-- begin --

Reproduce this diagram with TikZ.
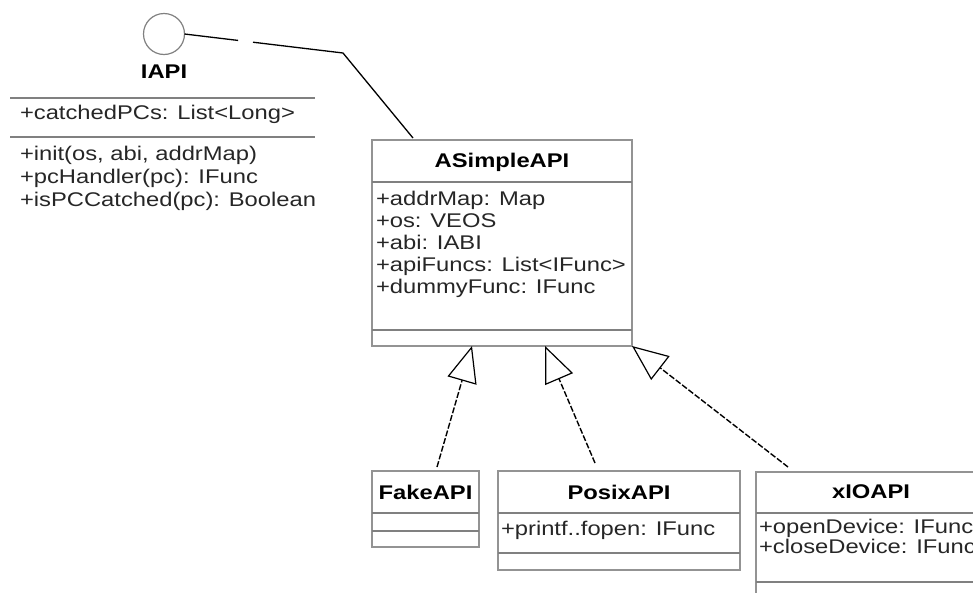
\documentclass[tikz,border=0pt]{standalone}
\usepackage{fontspec}
\setmainfont{Liberation Sans}[FakeStretch=1.2]
\usetikzlibrary{arrows.meta,calc}

\begin{document}
\begin{tikzpicture}[x=1pt,y=-1pt,
  every node/.style={inner sep=0pt, outer sep=0pt, font=\fontsize{19.8}{22}\selectfont},
  classbox/.style={draw=gray!85, line width=1.6pt, anchor=north west},
  sepline/.style={draw=gray, line width=2.8pt},
  cname/.style={font=\fontsize{19.8}{22}\selectfont\bfseries, text=black},
  member/.style={anchor=mid west, text=black!85},
  realize/.style={draw=black, line width=1.4pt, dash pattern=on 6pt off 2pt,
    -{Triangle[open, length=36pt, width=30pt, line width=1.2pt]}},
  lollilink/.style={draw=black, line width=1.3pt, dash pattern=on 54pt off 15pt on 400pt off 1pt},
]
\useasboundingbox (0,0) rectangle (973,592);
\clip (0,0) rectangle (973,592);

% interface IAPI (lollipop notation)
\node[circle, draw=gray, line width=1.2pt, minimum size=41pt] (ball) at (164,34) {};
\node[cname] (iapi) at (164,72) {IAPI};
\draw[sepline] (10,98) -- (315,98);
\node[member] (iapiA) at (20,117) {+catchedPCs: List<Long>};
\draw[sepline] (10,137) -- (315,137);
\node[member] (iapiM1) at (20,158) {+init(os, abi, addrMap)};
\node[member] (iapiM2) at (20,181) {+pcHandler(pc): IFunc};
\node[member] (iapiM3) at (20,204) {+isPCCatched(pc): Boolean};

% abstract base class
\node[classbox, minimum width=260pt, minimum height=206pt] (asimple) at (372,140) {};
\node[cname] (asimpleT) at (502,162) {ASimpleAPI};
\draw[sepline] ($(asimple.north west)+(0,42)$) -- ($(asimple.north east)+(0,42)$);
\node[member] (a1) at (376,203) {+addrMap: Map};
\node[member] (a2) at (376,225) {+os: VEOS};
\node[member] (a3) at (376,247) {+abi: IABI};
\node[member] (a4) at (376,269) {+apiFuncs: List<IFunc>};
\node[member] (a5) at (376,291) {+dummyFunc: IFunc};
\draw[sepline] ($(asimple.north west)+(0,190)$) -- ($(asimple.north east)+(0,190)$);

% concrete implementations
\node[classbox, minimum width=107pt, minimum height=76pt] (fake) at (372,471) {};
\node[cname] (fakeT) at (425.5,492) {FakeAPI};
\draw[sepline] ($(fake.north west)+(0,42)$) -- ($(fake.north east)+(0,42)$);
\draw[sepline] ($(fake.north west)+(0,60)$) -- ($(fake.north east)+(0,60)$);

\node[classbox, minimum width=242pt, minimum height=99pt] (posix) at (498,471) {};
\node[cname] (posixT) at (619,492) {PosixAPI};
\draw[sepline] ($(posix.north west)+(0,42)$) -- ($(posix.north east)+(0,42)$);
\node[member] (p1) at (501,533) {+printf..fopen: IFunc};
\draw[sepline] ($(posix.north west)+(0,82)$) -- ($(posix.north east)+(0,82)$);

\node[classbox, minimum width=230pt, minimum height=160pt] (xio) at (756,472) {};
\node[cname] (xioT) at (871,492) {xIOAPI};
\draw[sepline] ($(xio.north west)+(0,41)$) -- ($(xio.north east)+(0,41)$);
\node[member] (x1) at (759,531) {+openDevice: IFunc};
\node[member] (x2) at (759,551) {+closeDevice: IFunc};
\draw[sepline] ($(xio.north west)+(0,110)$) -- ($(xio.north east)+(0,110)$);

% interface link
\coordinate (bend) at (343,53);
\draw[lollilink] (ball.east) -- (bend) -- ($(asimple.north west)+(41,-2)$);

% realization arrows
\draw[realize] ($(fake.north west)+(65,-4)$) -- ($(asimple.south west)+(100,0)$);
\draw[realize] ($(posix.north west)+(97,-8)$) -- ($(asimple.south west)+(173,0)$);
\draw[realize] ($(xio.north west)+(32,-5)$) -- (asimple.south east);
\end{tikzpicture}
\end{document}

-- end --

WHAT THIS TASK INVOLVES: Leave out the pictures and print every line of the data exactly.

RESULT BELOW:
Reproduce this diagram with TikZ.
\documentclass[tikz,border=0pt]{standalone}
\usepackage{fontspec}
\setmainfont{Liberation Sans}[FakeStretch=1.2]
\usetikzlibrary{arrows.meta,calc}

\begin{document}
\begin{tikzpicture}[x=1pt,y=-1pt,
  every node/.style={inner sep=0pt, outer sep=0pt, font=\fontsize{19.8}{22}\selectfont},
  classbox/.style={draw=gray!85, line width=1.6pt, anchor=north west},
  sepline/.style={draw=gray, line width=2.8pt},
  cname/.style={font=\fontsize{19.8}{22}\selectfont\bfseries, text=black},
  member/.style={anchor=mid west, text=black!85},
  realize/.style={draw=black, line width=1.4pt, dash pattern=on 6pt off 2pt,
    -{Triangle[open, length=36pt, width=30pt, line width=1.2pt]}},
  lollilink/.style={draw=black, line width=1.3pt, dash pattern=on 54pt off 15pt on 400pt off 1pt},
]
\useasboundingbox (0,0) rectangle (973,592);
\clip (0,0) rectangle (973,592);

% interface IAPI (lollipop notation)
\node[circle, draw=gray, line width=1.2pt, minimum size=41pt] (ball) at (164,34) {};
\node[cname] (iapi) at (164,72) {IAPI};
\draw[sepline] (10,98) -- (315,98);
\node[member] (iapiA) at (20,117) {+catchedPCs: List<Long>};
\draw[sepline] (10,137) -- (315,137);
\node[member] (iapiM1) at (20,158) {+init(os, abi, addrMap)};
\node[member] (iapiM2) at (20,181) {+pcHandler(pc): IFunc};
\node[member] (iapiM3) at (20,204) {+isPCCatched(pc): Boolean};

% abstract base class
\node[classbox, minimum width=260pt, minimum height=206pt] (asimple) at (372,140) {};
\node[cname] (asimpleT) at (502,162) {ASimpleAPI};
\draw[sepline] ($(asimple.north west)+(0,42)$) -- ($(asimple.north east)+(0,42)$);
\node[member] (a1) at (376,203) {+addrMap: Map};
\node[member] (a2) at (376,225) {+os: VEOS};
\node[member] (a3) at (376,247) {+abi: IABI};
\node[member] (a4) at (376,269) {+apiFuncs: List<IFunc>};
\node[member] (a5) at (376,291) {+dummyFunc: IFunc};
\draw[sepline] ($(asimple.north west)+(0,190)$) -- ($(asimple.north east)+(0,190)$);

% concrete implementations
\node[classbox, minimum width=107pt, minimum height=76pt] (fake) at (372,471) {};
\node[cname] (fakeT) at (425.5,492) {FakeAPI};
\draw[sepline] ($(fake.north west)+(0,42)$) -- ($(fake.north east)+(0,42)$);
\draw[sepline] ($(fake.north west)+(0,60)$) -- ($(fake.north east)+(0,60)$);

\node[classbox, minimum width=242pt, minimum height=99pt] (posix) at (498,471) {};
\node[cname] (posixT) at (619,492) {PosixAPI};
\draw[sepline] ($(posix.north west)+(0,42)$) -- ($(posix.north east)+(0,42)$);
\node[member] (p1) at (501,533) {+printf..fopen: IFunc};
\draw[sepline] ($(posix.north west)+(0,82)$) -- ($(posix.north east)+(0,82)$);

\node[classbox, minimum width=230pt, minimum height=160pt] (xio) at (756,472) {};
\node[cname] (xioT) at (871,492) {xIOAPI};
\draw[sepline] ($(xio.north west)+(0,41)$) -- ($(xio.north east)+(0,41)$);
\node[member] (x1) at (759,531) {+openDevice: IFunc};
\node[member] (x2) at (759,551) {+closeDevice: IFunc};
\draw[sepline] ($(xio.north west)+(0,110)$) -- ($(xio.north east)+(0,110)$);

% interface link
\coordinate (bend) at (343,53);
\draw[lollilink] (ball.east) -- (bend) -- ($(asimple.north west)+(41,-2)$);

% realization arrows
\draw[realize] ($(fake.north west)+(65,-4)$) -- ($(asimple.south west)+(100,0)$);
\draw[realize] ($(posix.north west)+(97,-8)$) -- ($(asimple.south west)+(173,0)$);
\draw[realize] ($(xio.north west)+(32,-5)$) -- (asimple.south east);
\end{tikzpicture}
\end{document}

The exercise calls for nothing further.